# This is quite a serious chunk of news...



## Iforgotmypassword (May 16, 2011)

I never realized what went on under our very noses


----------



## Polednice (Sep 13, 2009)

To the asylum!


----------



## regressivetransphobe (May 16, 2011)

I used to follow this lady out of morbid curiosity. I started to feel bad so I stopped.


----------



## regressivetransphobe (May 16, 2011)

If anyone else here gets a bit of guilty pleasure from having a window into the lives of the mentally aberrant, meet Duane:











He uploads about five videos of himself playing with dolls every day on his various accounts.
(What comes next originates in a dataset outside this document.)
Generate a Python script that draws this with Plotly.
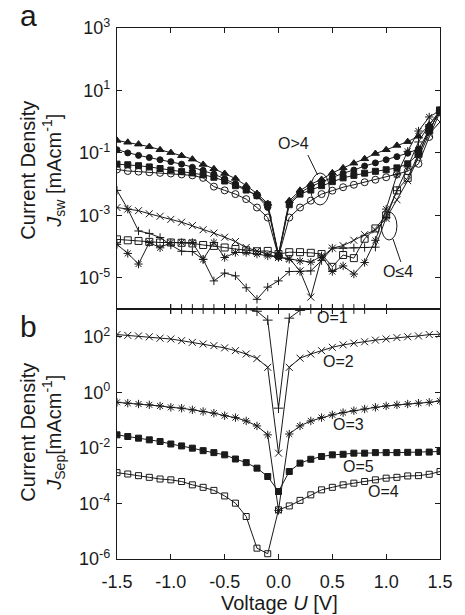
import plotly.graph_objects as go

# ---------------- data ----------------
voltage = [-1.5, -1.4, -1.3, -1.2, -1.1, -1.0, -0.9, -0.8, -0.7, -0.6, -0.5,
           -0.4, -0.3, -0.2, -0.1, 0.0, 0.1, 0.2, 0.3, 0.4, 0.5,
           0.6, 0.7, 0.8, 0.9, 1.0, 1.1, 1.2, 1.3, 1.4, 1.5]

# Panel a: J_sw, values given as log10(J)
a_tri_log = [-0.60, -0.66, -0.72, -0.80, -0.90, -0.99, -1.09, -1.20, -1.37, -1.51, -1.66,
             -1.82, -2.05, -2.30, -2.62, -4.25, -2.53, -2.20, -2.00, -1.85, -1.64,
             -1.48, -1.33, -1.19, -1.02, -0.90, -0.76, -0.64, -0.47, -0.10, 0.36]
a_fcirc_log = [-0.90, -1.00, -1.08, -1.15, -1.22, -1.28, -1.36, -1.46, -1.56, -1.68, -1.83,
               -1.99, -2.17, -2.38, -2.75, -4.28, -2.60, -2.27, -2.08, -1.93, -1.78,
               -1.65, -1.55, -1.42, -1.32, -1.22, -1.12, -1.01, -0.87, -0.28, 0.36]
a_fsq_log = [-1.36, -1.38, -1.41, -1.45, -1.50, -1.55, -1.60, -1.64, -1.70, -1.78, -1.90,
             -2.05, -2.19, -2.37, -2.66, -4.30, -2.66, -2.32, -2.19, -2.05, -1.92,
             -1.80, -1.72, -1.65, -1.59, -1.54, -1.48, -1.35, -1.03, -0.28, 0.36]
a_ocirc_log = [-1.53, -1.58, -1.60, -1.62, -1.64, -1.66, -1.69, -1.72, -1.80, -2.08, -2.20,
               -2.32, -2.48, -2.75, -3.07, -4.32, -3.07, -2.75, -2.53, -2.32, -2.21,
               -2.10, -2.02, -1.94, -1.86, -1.78, -1.68, -1.59, -1.35, -0.49, 0.31]
a_plus_log = [-2.20, -2.80, -3.50, -3.58, -3.71, -3.95, -4.15, -4.16, -4.41, -5.10, -4.85,
              -4.94, -5.32, -5.69, -5.30, -5.10, -4.80, -4.80, -4.78, -4.45, -4.05,
              -4.05, -4.04, -4.03, -4.02, -3.07, -2.21, -1.45, -0.65, -0.10, 0.30]
a_x_log = [-2.75, -2.80, -2.85, -2.95, -3.03, -3.13, -3.22, -3.33, -3.46, -3.57, -3.70,
           -3.84, -4.03, -4.14, -4.24, -4.35, -4.38, -4.78, -5.62, -4.35, -4.05,
           -3.97, -3.80, -3.62, -3.47, -3.10, -2.50, -1.89, -1.14, -0.39, -0.01]
a_ast_log = [-3.93, -4.22, -4.56, -3.87, -4.04, -3.87, -3.87, -3.87, -4.41, -3.87, -4.35,
             -4.19, -4.19, -4.24, -4.30, -4.35, -4.41, -4.46, -4.50, -4.30, -4.80,
             -4.62, -4.88, -4.51, -3.80, -2.80, -1.70, -0.95, -0.30, 0.15, 0.36]
a_osq_log = [-3.77, -3.80, -3.82, -3.85, -3.87, -3.87, -3.88, -3.90, -3.95, -3.98, -4.03,
             -4.08, -4.12, -4.15, -4.14, -4.24, -4.18, -4.18, -4.20, -4.24, -4.65,
             -4.27, -4.37, -3.75, -3.42, -3.00, -2.20, -1.80, -1.03, -0.28, 0.36]

# Panel b: J_Sep, values given as log10(J); None = beyond the top of the axis
b_o1_log = [None, None, None, None, None, 3.0, 3.0, 3.0, 3.0, 3.0, 3.0,
            3.0, 3.0, 2.92, 2.60, -0.57, 2.67, 2.95, 3.0, 3.0, 3.0,
            3.0, 3.0, 3.0, None, None, None, None, None, None, None]
b_o2_log = [2.08, 2.05, 2.03, 2.00, 1.95, 1.92, 1.86, 1.80, 1.74, 1.68, 1.60,
            1.50, 1.38, 1.22, 0.90, -2.19, 0.90, 1.23, 1.38, 1.50, 1.62,
            1.71, 1.77, 1.82, 1.88, 1.92, 1.97, 2.00, 2.03, 2.08, 2.09]
b_o3_log = [-0.36, -0.39, -0.42, -0.45, -0.49, -0.54, -0.57, -0.63, -0.69, -0.75, -0.84,
            -0.91, -1.03, -1.21, -1.53, -4.25, -1.50, -1.21, -1.03, -0.91, -0.81,
            -0.73, -0.66, -0.60, -0.54, -0.49, -0.45, -0.42, -0.39, -0.36, -0.31]
b_o5_log = [-1.53, -1.59, -1.65, -1.71, -1.77, -1.86, -1.93, -2.01, -2.10, -2.17, -2.25,
            -2.40, -2.53, -2.73, -3.03, -3.57, -2.85, -2.55, -2.41, -2.31, -2.25,
            -2.23, -2.19, -2.19, -2.17, -2.17, -2.17, -2.16, -2.16, -2.15, -2.13]
b_o4_log = [-2.89, -2.94, -3.00, -3.06, -3.12, -3.15, -3.21, -3.33, -3.42, -3.53, -3.73,
            -3.99, -4.47, -5.61, -5.81, -4.23, -4.09, -3.89, -3.69, -3.51, -3.42,
            -3.33, -3.27, -3.21, -3.15, -3.09, -3.06, -3.01, -3.00, -2.95, -2.85]

a_tickvals = [1e3, 1e1, 1e-1, 1e-3, 1e-5]
a_ticktext = ["10<sup>3</sup>", "10<sup>1</sup>", "10<sup>-1</sup>", "10<sup>-3</sup>", "10<sup>-5</sup>"]
b_tickvals = [1e2, 1e0, 1e-2, 1e-4, 1e-6]
b_ticktext = ["10<sup>2</sup>", "10<sup>0</sup>", "10<sup>-2</sup>", "10<sup>-4</sup>", "10<sup>-6</sup>"]
x_tickvals = [-1.5, -1.0, -0.5, 0.0, 0.5, 1.0, 1.5]
x_ticktext = ["-1.5", "-1.0", "-0.5", "0.0", "0.5", "1.0", "1.5"]

# ---------------- figure ----------------
INK = "#1a1a1a"
FONT = "Liberation Sans, Arial, Helvetica, sans-serif"


def lin(vals):
    return [None if v is None else 10 ** v for v in vals]


fig = go.Figure()


def add(vals, symbol, size, xa, ya, clip=True, lw=1.0):
    fig.add_trace(go.Scatter(
        x=voltage, y=lin(vals), mode="lines+markers", xaxis=xa, yaxis=ya,
        line=dict(color=INK, width=1),
        marker=dict(symbol=symbol, size=size, color=INK,
                    line=dict(color=INK, width=lw)),
        cliponaxis=clip, hoverinfo="skip"))


# panel a
add(a_osq_log, "square-open", 7, "x", "y")
add(a_ast_log, "asterisk-open", 7, "x", "y")
add(a_x_log, "x-thin-open", 7, "x", "y")
add(a_plus_log, "cross-thin-open", 6, "x", "y")
add(a_ocirc_log, "circle-open", 7, "x", "y")
add(a_fsq_log, "square", 6, "x", "y")
add(a_fcirc_log, "circle", 6, "x", "y")
add(a_tri_log, "triangle-up", 7, "x", "y")

# panel b
add(b_o1_log, "cross-thin-open", 7, "x2", "y2", clip=False)
add(b_o2_log, "x-thin-open", 7, "x2", "y2")
add(b_o3_log, "asterisk-open", 7, "x2", "y2")
add(b_o5_log, "square", 6, "x2", "y2")
add(b_o4_log, "square-open", 6, "x2", "y2")

split = 250 / 531.0

common_x = dict(range=[-1.5, 1.5], tickvals=x_tickvals, ticktext=x_ticktext,
                ticks="inside", ticklen=5, tickwidth=1, tickcolor=INK,
                showline=True, linecolor=INK, linewidth=1.3, mirror="ticks",
                showgrid=False, zeroline=False)
common_y = dict(type="log", range=[-6, 3], ticks="inside", ticklen=5, tickwidth=1,
                tickcolor=INK, showline=True, linecolor=INK, linewidth=1.3,
                mirror="ticks", showgrid=False, zeroline=False,
                tickfont=dict(size=18, color=INK), ticklabelstandoff=2)

fig.update_layout(
    width=465, height=615,
    margin=dict(l=117, r=18, t=28, b=56, pad=0),
    plot_bgcolor="white", paper_bgcolor="white",
    showlegend=False,
    font=dict(family=FONT, size=18, color=INK),
    xaxis=dict(common_x, anchor="y", domain=[0, 1], showticklabels=False),
    yaxis=dict(common_y, anchor="x", domain=[split, 1],
               tickvals=a_tickvals, ticktext=a_ticktext),
    xaxis2=dict(common_x, anchor="y2", domain=[0, 1],
                tickfont=dict(size=18, color=INK), ticklabelstandoff=6),
    yaxis2=dict(common_y, anchor="x2", domain=[0, split],
                tickvals=b_tickvals, ticktext=b_ticktext),
)


def px2paper(px, py):
    return (px - 117) / 330.0, (559 - py) / 531.0


annotations = []


def note(text, px, py, size=16, angle=0, xanchor="center", yanchor="middle"):
    x, y = px2paper(px, py)
    annotations.append(dict(text=text, x=x, y=y, xref="paper", yref="paper",
                            showarrow=False, textangle=angle,
                            xanchor=xanchor, yanchor=yanchor,
                            font=dict(family=FONT, size=size, color=INK)))


note("a", 27, 16, size=30)
note("b", 27, 326, size=30)
note("Current Density<br><i>J</i><sub>sw</sub> [mAcm<sup>-1</sup>]", 40, 170, size=20, angle=-90)
note("Current Density<br><i>J</i><sub>Sep</sub>[mAcm<sup>-1</sup>]", 40, 432, size=20, angle=-90)
note("Voltage <i>U</i> [V]", 283, 603, size=20)
note("O&gt;4", 297, 144)
note("O≤4", 404, 271)
note("O=1", 337, 318)
note("O=2", 343, 361)
note("O=3", 354, 424)
note("O=5", 364, 466)
note("O=4", 389, 491)
fig.update_layout(annotations=annotations)

shapes = []


def ellipse(px0, py0, px1, py1):
    x0, y0 = px2paper(px0, py1)
    x1, y1 = px2paper(px1, py0)
    shapes.append(dict(type="circle", xref="paper", yref="paper",
                       x0=x0, x1=x1, y0=y0, y1=y1,
                       line=dict(color=INK, width=1)))


def segment(px0, py0, px1, py1):
    x0, y0 = px2paper(px0, py0)
    x1, y1 = px2paper(px1, py1)
    shapes.append(dict(type="line", xref="paper", yref="paper",
                       x0=x0, x1=x1, y0=y0, y1=y1,
                       line=dict(color=INK, width=1)))


ellipse(315, 173, 334, 205)
segment(312, 155, 322, 175)
ellipse(387, 212, 403, 240)
segment(399, 239, 407, 262)
fig.update_layout(shapes=shapes)

fig.write_html("out.html", config={"displayModeBar": False},
               post_script="document.body.style.margin='0';")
A good chunk of his life is captured on youtube, which I find creepily fascinating.


----------



## Guest (Dec 21, 2011)

Where can I get one of those fancy tazer-nets? And I had no clue those Jesuits were so nefarious!


----------



## Manxfeeder (Oct 19, 2010)

Brain-to-brain communication? Does Verizon offer that?


----------



## Guest (Dec 21, 2011)

Manxfeeder said:


> Brain-to-brain communication? Does Verizon offer that?


Yes, but if you think there data plans are expensive, you are going to be floored by what they charge for this!


----------



## Lukecash12 (Sep 21, 2009)

You forgot your password? That's big news.


----------



## Iforgotmypassword (May 16, 2011)

regressivetransphobe said:


> I used to follow this lady out of morbid curiosity. I started to feel bad so I stopped.


 Haha Yeah. I really can't figure her out... I guess I've fallen to that morbid curiosity myself.


regressivetransphobe said:


> If anyone else here gets a bit of guilty pleasure from having a window into the lives of the mentally aberrant, meet Duane:
> 
> 
> 
> ...


Well from watching his first video, he seems pleasant enough. And he has names for each of the power-rangers... I never remember people's names let alone that of the power rangers. Good stuff.


----------